[Begin Material to process]
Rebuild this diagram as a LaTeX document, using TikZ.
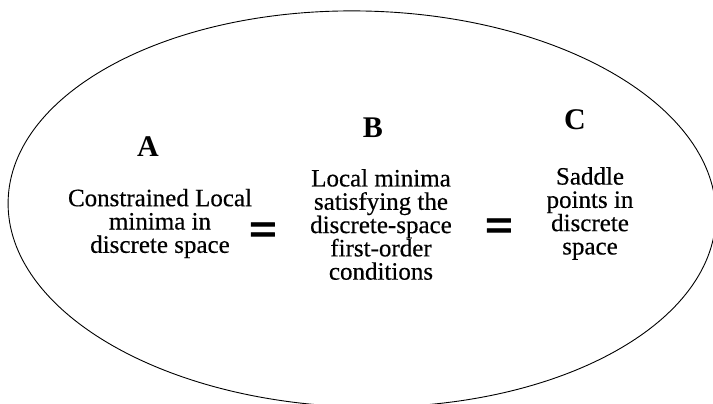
\documentclass[tikz,border=0pt]{standalone}
\usepackage{fontspec}
\setmainfont{Liberation Serif}
\newfontfamily\bodyfont[FakeBold=0.4]{Liberation Serif}
\newfontfamily\eqfont[FakeBold=1.5]{Liberation Serif}
\begin{document}
\begin{tikzpicture}[x=1pt,y=-1pt,
  body/.style={align=center,inner sep=0pt,font=\bodyfont\fontsize{25}{23.3}\selectfont},
  letter/.style={inner sep=0pt,anchor=base,font=\fontsize{30}{30}\selectfont\bfseries},
  eqsign/.style={inner sep=0pt,anchor=base,font=\eqfont\fontsize{50}{50}\selectfont\bfseries}]
\useasboundingbox (0,0) rectangle (713,404);
\draw[line width=0.9pt,rotate around={-1.3:(362,209)}] (362,209) ellipse [x radius=354, y radius=198];
\node[letter] (la) at (148,157) {A};
\node[letter] (lb) at (373,137) {B};
\node[letter] (lc) at (575,129) {C};
\node[body] (ta) at (160,223.5) {Constrained Local\\minima in\\discrete space};
\node[body] (tb) at (381,224.5) {Local minima\\satisfying the\\discrete-space\\first-order\\conditions};
\node[body] (tc) at (590,213.5) {Saddle\\points in\\discrete\\space};
\node[eqsign] (e1) at (263,246) {=};
\node[eqsign] (e2) at (499,242) {=};
\end{tikzpicture}
\end{document}
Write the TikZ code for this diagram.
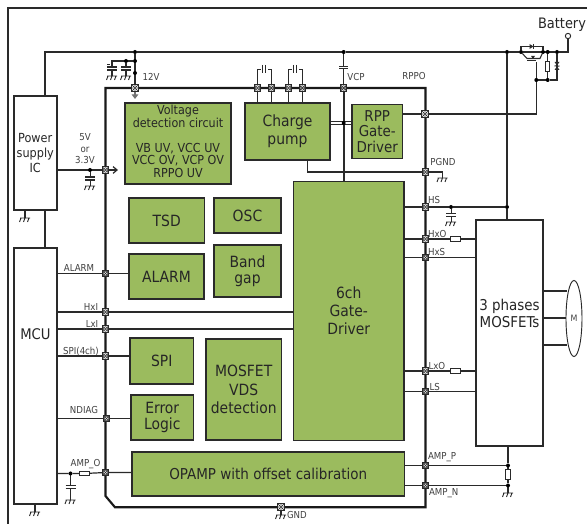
\documentclass[tikz,border=0pt]{standalone}
\usepackage{fontspec}
\setmainfont{DejaVu Sans Condensed}
\usetikzlibrary{backgrounds,arrows.meta,shapes.geometric}
\definecolor{blockgreen}{HTML}{9BBB5E}
\definecolor{inkdark}{HTML}{2A2A2A}
\tikzset{
  x=0.75pt,y=-0.75pt,
  line width=0.9pt,
  outer sep=0pt,
  wire/.style={draw=inkdark,line width=0.9pt},
  busline/.style={draw=inkdark,line width=1.7pt},
  block/.style={draw=inkdark,fill=blockgreen,line width=1.1pt,inner sep=0pt,align=center,text=black!85,font=\fontsize{11.6}{12.2}\selectfont,anchor=north west},
  bigblock/.style={block,font=\fontsize{11.6}{13.6}\selectfont},
  whitebox/.style={draw=inkdark,fill=white,line width=1.5pt,inner sep=0pt,align=center,text=black!85,font=\fontsize{11.4}{13}\selectfont,anchor=north west},
  pinbox/.style={draw=inkdark,fill=white,line width=0.7pt,minimum size=4.6pt,inner sep=0pt,
    path picture={\draw[line width=0.5pt,inkdark] (path picture bounding box.north west)--(path picture bounding box.south east)
       (path picture bounding box.north east)--(path picture bounding box.south west);
       \draw[line width=0.4pt,inkdark] (path picture bounding box.center) circle (1.7pt);}},
  jdot/.style={circle,fill=black,inner sep=0pt,minimum size=3pt,draw=none},
  lab/.style={inner sep=0pt,text=black!75,font=\fontsize{7.2}{8.6}\selectfont,align=center},
  res/.style={draw=inkdark,fill=white,line width=0.7pt,inner sep=0pt,minimum width=7.5pt,minimum height=3.2pt},
  vres/.style={draw=inkdark,fill=white,line width=0.7pt,inner sep=0pt,minimum width=3.2pt,minimum height=7.5pt},
  gndsym/.pic={\draw[line width=0.7pt,inkdark] (-5,0)--(5,0) (-4,0)--(-5.5,4) (0,0)--(-1.5,4) (4,0)--(2.5,4);},
  capv/.pic={\fill[white] (-5,-1.5) rectangle (5,1.5);\draw[line width=0.8pt,inkdark] (-5,-1.5)--(5,-1.5) (-5,1.5)--(5,1.5);},
  caph/.pic={\fill[white] (-1.5,-4) rectangle (1.5,4);\draw[line width=0.8pt,inkdark] (-1.5,-4)--(-1.5,4) (1.5,-4)--(1.5,4);},
}
\begin{document}
\begin{tikzpicture}
\useasboundingbox (0,0) rectangle (587,524);

% blocks
\node[block,minimum width=79.5pt,minimum height=60.75pt] (volt) at (125,103) {};
\node[lab,font=\fontsize{9.3}{9.6}\selectfont,text=black!85,align=center,anchor=north] (volttxt) at (178,105) {Voltage\\detection circuit\\[9pt]VB UV, VCC UV\\VCC OV, VCP OV\\RPPO UV};
\node[bigblock,minimum width=63.75pt,minimum height=42.75pt] (pump) at (245,103) {Charge\\pump};
\node[block,minimum width=37.9pt,minimum height=40.5pt,font=\fontsize{11.2}{11.6}\selectfont] (rpp) at (352,104.5) {RPP\\Gate-\\Driver};
\node[bigblock,minimum width=82.9pt,minimum height=194.25pt] (gate) at (293.5,181.5) {6ch\\Gate-\\Driver};
\node[block,minimum width=56.6pt,minimum height=33.75pt] (tsd) at (129,198) {TSD};
\node[block,minimum width=50.25pt,minimum height=26.25pt] (osc) at (214,198) {OSC};
\node[block,minimum width=50.25pt,minimum height=39pt] (band) at (214,245) {Band\\gap};
\node[block,minimum width=56.25pt,minimum height=33.75pt] (alarm) at (129,254) {ALARM};
\node[block,minimum width=47.6pt,minimum height=34.5pt] (spi) at (130,338) {SPI};
\node[block,minimum width=46.9pt,minimum height=33.75pt] (err) at (131,395) {Error\\Logic};
\node[bigblock,minimum width=56.6pt,minimum height=75.75pt] (vds) at (206,339) {MOSFET\\VDS\\detection};
\node[block,minimum width=204.4pt,minimum height=33pt,line width=1.4pt,font=\fontsize{11.25}{12}\selectfont] (opamp) at (132,452) {OPAMP with offset calibration};

\node[whitebox,minimum width=31.9pt,minimum height=85.5pt,font=\fontsize{9.4}{11.6}\selectfont] (psu) at (14,96) {Power\\supply\\IC};
\node[whitebox,minimum width=31.9pt,minimum height=192pt] (mcu) at (14,248) {};
\node[lab,font=\fontsize{11}{13}\selectfont,text=black!85] (mcutxt) at (35.5,334) {MCU};
\node[whitebox,minimum width=50.25pt,minimum height=169.5pt] (fets) at (476,220) {};
\node[lab,font=\fontsize{11.2}{13}\selectfont,text=black!85] (fetstxt) at (509.5,313.5) {3 phases\\MOSFETs};
\node[draw=inkdark,fill=white,line width=0.7pt,ellipse,minimum width=12pt,minimum height=57pt,inner sep=0pt,font=\fontsize{6.6}{8}\selectfont,text=black!75] (motor) at (574,318.5) {M};

% pins
\foreach \n/\x/\y in {p12/135/88,pa/257.5/88,pb/271.3/88,pc/288.5/88,pd/302.3/88,pvcp/343.7/88,
  prppo/425/114,ppgnd/425.5/172,p5v/105.5/170,phs/425.5/207,phxo/425.5/239,phxs/425.5/257.5,
  plxo/425.5/371,pls/425.5/391.5,pampp/425.5/465.5,pampn/425.5/485.5,
  palarm/105.5/273.5,phxi/105.5/312,plxi/105.5/329,pspi/105.5/356,pndiag/106.5/418.5,pampo/105.5/472.5,pgnd/281/507}
  {\node[pinbox] (\n) at (\x,\y) {};}

% junctions
\foreach \n/\x/\y in {jtl/135/52,jcap/135/61,jcapb/126/61,jlow/135/73,j5v/90/170,jvcp/343.7/52,jbus/343.7/123,
  jbat/507/52,jm1/521/52,jm2/543/52,jm3/547.7/52,jm4/557/52,jb1/536.3/80,jb2/547.7/80,
  jhs/507/207,jhsc/451/207,jampp/508/465.5,jampn/508/485.5,jampo/70.5/473.5}
  {\node[jdot] (\n) at (\x,\y) {};}

% free points
\coordinate (psutop) at (45,96);
\coordinate (tlc) at (45,52);
\coordinate (batj) at (568,52);
\node[draw=inkdark,fill=white,circle,line width=0.7pt,minimum size=4pt,inner sep=0pt] (batt) at (568,36) {};

% resistors
\node[res] (rhxo) at (455,239) {};
\node[res] (rlxo) at (455,371) {};
\node[res] (rampo) at (84.5,473.5) {};
\node[vres] (rgate) at (547.7,66) {};
\node[vres] (ramp) at (508,474.5) {};

% labels
\node[lab] (l12) at (151,77) {12V};
\node[lab] (l5v) at (85,149) {5V\\or\\3.3V};
\node[lab] (lvcp) at (356,77) {VCP};
\node[lab] (lrppo) at (414,76) {RPPO};
\node[lab] (lpgnd) at (443,162) {PGND};
\node[lab,anchor=west] (lhs) at (428,200) {HS};
\node[lab,anchor=west] (lhxo) at (428,234.5) {HxO};
\node[lab,anchor=west] (lhxs) at (428,252) {HxS};
\node[lab,anchor=west] (llxo) at (428.5,366.5) {LxO};
\node[lab,anchor=west] (lls) at (429.5,387.5) {LS};
\node[lab,anchor=west] (lampp) at (428,457.5) {AMP\_P};
\node[lab,anchor=west] (lampn) at (429,493.5) {AMP\_N};
\node[lab] (lalarm) at (79,268) {ALARM};
\node[lab] (lhxi) at (91,307) {HxI};
\node[lab] (llxi) at (92,324) {LxI};
\node[lab] (lspi) at (81,351) {SPI(4ch)};
\node[lab] (lndiag) at (84,410) {NDIAG};
\node[lab] (lampo) at (85.5,464.5) {AMP\_O};
\node[lab,anchor=west] (lgnd) at (287,515.5) {GND};
\node[lab,font=\fontsize{10.8}{12}\selectfont,text=black!85] (lbat) at (562,24.5) {Battery};

\begin{pgfonlayer}{background}
\fill[white] (0,0) rectangle (587,524);
% outer frame
\draw[line width=1.5pt,draw=inkdark] (587,8.5) -- (7.5,8.5) -- (7.5,524);
% IC outline
\draw[line width=1.6pt,draw=black!90] (105.5,88) -- (425.5,88) -- (425.5,507.3) -- (115,507.3) -- (105.5,496) -- cycle;
% supply rail
\draw[wire] (psu.north -| psutop) -- (tlc) -- (jtl) -- (jvcp) -- (jbat) -- (jm1);
\draw[wire] (jm4) -- (batj) -- (batt);
\draw[wire] (jtl) -- (p12);
\draw[wire] (jcap) -- (112,61) -- (112,76);
\draw[wire] (jcapb) -- (126,76);
\path (112,68.5) pic {capv} (126,68.5) pic {capv} (112,76) pic {gndsym} (126,76) pic {gndsym};
\draw[wire,line width=0.5pt] (107,64)--(110,64);
% 12V arrow
\draw[draw=black!55,line width=1.5pt,-{Triangle[length=3.5pt,width=5pt]}] (p12) -- (135,99);
% charge pump caps
\draw[wire,line width=0.7pt] (pump.north -| pa) -- (pa) -- (257.5,69) -- (261,69) (pump.north -| pb) -- (pb) -- (271.3,69) -- (267.5,69);
\draw[wire,line width=0.7pt] (pump.north -| pc) -- (pc) -- (288.5,69) -- (292,69) (pump.north -| pd) -- (pd) -- (302.3,69) -- (298.5,69);
\path (264.3,69) pic {caph} (295.3,69) pic {caph};
% VCP
\draw[wire,line width=0.7pt] (jvcp) -- (pvcp);
\path (343.7,67.5) pic[scale=.9] {capv};
\draw[busline] (pvcp) -- (gate.north -| pvcp);
\draw[wire] (pump.east |- 121.5,121.5) -- (rpp.west |- 121.5,121.5);
\draw[wire] (pump.east |- 124.5,124.5) -- (rpp.west |- 124.5,124.5);
% RPPO
\draw[wire] (rpp.east |- prppo) -- (prppo) -- (prppo -| jb1) -- (jb1);
% MOSFET and clamp
\draw[wire,line width=0.8pt] (jb1) -- (jb2) -- (557,80) -- (jm4);
\draw[wire,line width=0.8pt] (jb1) -- (536.3,62);
\draw[wire,line width=0.8pt] (jm3) -- (rgate) -- (jb2);
\draw[wire] (jm1) -- (jm4);
\draw[wire,line width=0.8pt] (jm1) -- (521,46.5) -- (543,46.5) -- (jm2);
\fill[inkdark] (529.5,44) -- (529.5,49) -- (533.5,46.5) -- cycle;
\draw[line width=0.8pt,inkdark] (533.7,44)--(533.7,49);
\draw[wire,line width=0.8pt] (jm1) -- (527,58.5) -- (540,58.5) -- (jm2);
\draw[line width=1pt,inkdark] (527,60.5) -- (536.3,60.5);
\fill[inkdark] (531,56)--(535,56)--(533,59)--cycle;
\fill[inkdark] (554.5,62)--(559.5,62)--(557,65.5)--cycle (554.5,70)--(559.5,70)--(557,66.5)--cycle;
\draw[line width=0.7pt,inkdark] (554.5,65.8)--(559.5,66.2);
% PGND
\draw[wire] (pump.south -| 307.5,0) -- (307.5,172) -- (ppgnd) -- (442.5,172) -- (442.5,178);
\path (442.5,178) pic {gndsym};
% HS
\draw[wire] (gate.east |- phs) -- (phs) -- (jhsc) -- (jhs);
\draw[wire] (jbat) -- (jhs) -- (fets.north -| jhs);
\draw[wire,line width=0.7pt] (jhsc) -- (451,222);
\path (451,215) pic {capv} (451,222) pic {gndsym};
\draw[wire] (gate.east |- phxo) -- (phxo) -- (rhxo) -- (fets.west |- rhxo);
\draw[wire] (gate.east |- phxs) -- (phxs) -- (fets.west |- phxs);
\draw[wire] (gate.east |- plxo) -- (plxo) -- (rlxo) -- (fets.west |- rlxo);
\draw[wire] (gate.east |- pls) -- (pls) -- (fets.west |- pls);
% motor
\draw[wire] (fets.east |- 0,291) -- (566.7,291);
\draw[wire] (fets.east |- 0,318) -- (566,318);
\draw[wire] (fets.east |- 0,345) -- (566.7,345);
% AMP
\draw[wire] (opamp.east |- pampp) -- (pampp) -- (jampp);
\draw[wire] (opamp.east |- pampn) -- (pampn) -- (jampn);
\draw[wire] (fets.south -| jampp) -- (jampp) -- (ramp) -- (jampn) -- (508,493);
\path (508,493) pic {gndsym};
% left
\draw[wire] (psu.east |- p5v) -- (p5v);
\draw[wire,-{Straight Barb[length=3pt,width=5pt]}] (p5v) -- (118,170);
\draw[wire,line width=0.7pt] (j5v) -- (90,186);
\path (90,178.5) pic {capv} (90,186) pic {gndsym};
\draw[wire] (psu.south -| psutop) -- (mcu.north -| psutop);
\draw[wire] (psu.south -| 25,0) -- (25,218);
\path (25,218) pic {gndsym};
\draw[wire] (mcu.south -| 35,0) -- (35,512);
\path (35,512) pic {gndsym};
\draw[wire] (mcu.east |- palarm) -- (palarm) -- (alarm.west |- palarm);
\draw[wire] (mcu.east |- phxi) -- (phxi) -- (gate.west |- phxi);
\draw[wire] (mcu.east |- plxi) -- (plxi) -- (gate.west |- plxi);
\draw[wire] (mcu.east |- pspi) -- (pspi) -- (spi.west |- pspi);
\draw[wire] (mcu.east |- pndiag) -- (pndiag) -- (err.west |- pndiag);
\draw[wire] (mcu.east |- jampo) -- (jampo) -- (rampo) -- (pampo) -- (opamp.west |- pampo);
\draw[wire,line width=0.7pt] (jampo) -- (70.5,500);
\path (70.5,487) pic {capv} (70.5,500) pic {gndsym};
\draw[wire] (pgnd) -- (281,515);
\path (281,515) pic {gndsym};
\end{pgfonlayer}
\end{tikzpicture}
\end{document}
[End Material to process]
▶ _Set task_
Search the records for the word "this", then list every line that has it.

▶ _Complete response_
Rebuild this diagram as a LaTeX document, using TikZ.
Write the TikZ code for this diagram.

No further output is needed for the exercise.